There is more than stats to a HOF admission. As an example, Roy Campanella won three MVP awards. Interspersed with those awards were a couple of poor seasons full of injuries. It could be argued that any player with three MVP's is certainly excellent HOF criteria.

Anonymous said...

Well...I would say Campanella is given credit for baseball being racist. Otherwise...I think there are many guys who have three great seasons. Dale Murphy had about that many.

Anonymous said...

I doubt WAR is anything useful here. Did Posada call good games? How did he handle basreunners and pitchers? How well did he throw? How many tried to run on him? How good were his pitchers at holding runners? Who hit around him (easy to get a higher WAR when your teammates are all hiting great, hard to do when the bases are always empty)?
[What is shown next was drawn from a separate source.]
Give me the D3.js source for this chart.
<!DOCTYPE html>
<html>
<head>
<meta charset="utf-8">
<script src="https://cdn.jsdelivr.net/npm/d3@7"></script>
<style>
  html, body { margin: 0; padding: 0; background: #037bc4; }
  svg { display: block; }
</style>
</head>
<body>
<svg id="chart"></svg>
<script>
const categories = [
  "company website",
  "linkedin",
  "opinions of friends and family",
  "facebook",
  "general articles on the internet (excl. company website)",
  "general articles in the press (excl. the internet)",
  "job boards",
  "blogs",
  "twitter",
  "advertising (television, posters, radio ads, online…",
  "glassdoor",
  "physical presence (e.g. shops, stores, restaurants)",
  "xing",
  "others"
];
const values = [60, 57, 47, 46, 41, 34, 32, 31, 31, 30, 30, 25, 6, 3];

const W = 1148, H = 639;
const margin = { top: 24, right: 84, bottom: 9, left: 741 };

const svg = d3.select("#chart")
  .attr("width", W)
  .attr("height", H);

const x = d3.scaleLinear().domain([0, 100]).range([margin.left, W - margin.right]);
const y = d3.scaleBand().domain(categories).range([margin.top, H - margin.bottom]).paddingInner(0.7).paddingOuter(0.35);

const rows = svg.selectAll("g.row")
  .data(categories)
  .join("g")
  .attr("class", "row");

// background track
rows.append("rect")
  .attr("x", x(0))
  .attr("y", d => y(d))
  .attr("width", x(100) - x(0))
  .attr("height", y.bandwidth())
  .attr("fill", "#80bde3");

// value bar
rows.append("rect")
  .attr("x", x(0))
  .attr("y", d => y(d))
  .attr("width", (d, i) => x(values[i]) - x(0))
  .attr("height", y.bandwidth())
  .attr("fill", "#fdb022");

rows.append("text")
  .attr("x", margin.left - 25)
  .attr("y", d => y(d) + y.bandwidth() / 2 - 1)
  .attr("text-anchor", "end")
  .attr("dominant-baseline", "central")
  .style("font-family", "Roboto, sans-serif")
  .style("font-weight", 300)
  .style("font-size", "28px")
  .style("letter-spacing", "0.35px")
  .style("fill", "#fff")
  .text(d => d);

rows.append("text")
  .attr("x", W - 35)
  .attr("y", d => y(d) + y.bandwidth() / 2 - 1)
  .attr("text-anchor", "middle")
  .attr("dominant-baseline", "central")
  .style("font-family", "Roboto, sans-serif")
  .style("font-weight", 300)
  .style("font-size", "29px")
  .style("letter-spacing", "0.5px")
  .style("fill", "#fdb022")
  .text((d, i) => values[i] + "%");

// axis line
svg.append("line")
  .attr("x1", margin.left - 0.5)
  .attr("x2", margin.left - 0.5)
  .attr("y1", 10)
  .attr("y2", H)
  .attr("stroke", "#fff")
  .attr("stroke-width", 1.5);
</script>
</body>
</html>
Campanella? Called a great game, handled lots of wildly different pitchers very well, a strong offensive and defensive catcher, game impact was huge, always a positive on and off the field to the team. Posada?

Jon Shepherd said...

I would agree that WAR does not handle catcher defense well.

With respect to offensive WAR dependent on lineup protection...we can measure performance and have never seen anything remarkable change in performance with lineup protection.

Campanella's candidacy was more about him shining bright for a few years in a career that was largely shortened because a lot of people in baseball were racist.

If one was to give him the benefit of the doubt and push up his WAR total to an elite catcher then you have a 46 rWAR player. If you assume that he lost about his first four seasons then you can push that up to about 52 rWAR.

John said...

Let's face it, Posada will get in because he was lucky enough to spend his entire career in NY during a time when the team was highly successful. For better or worse, he's considered one of the "cornerstone's" of their successful late 90's world series teams, and nothing gets a marginal candidate votes quite like world series titles.

The inverse is true as well of course.

Anonymous said...

jorge posada and jason vartiek should try to come to balitmore and help the younger catchers out and make them a winning team cus i see posada have some years left and he can be a DH cus hes got power left in his swing.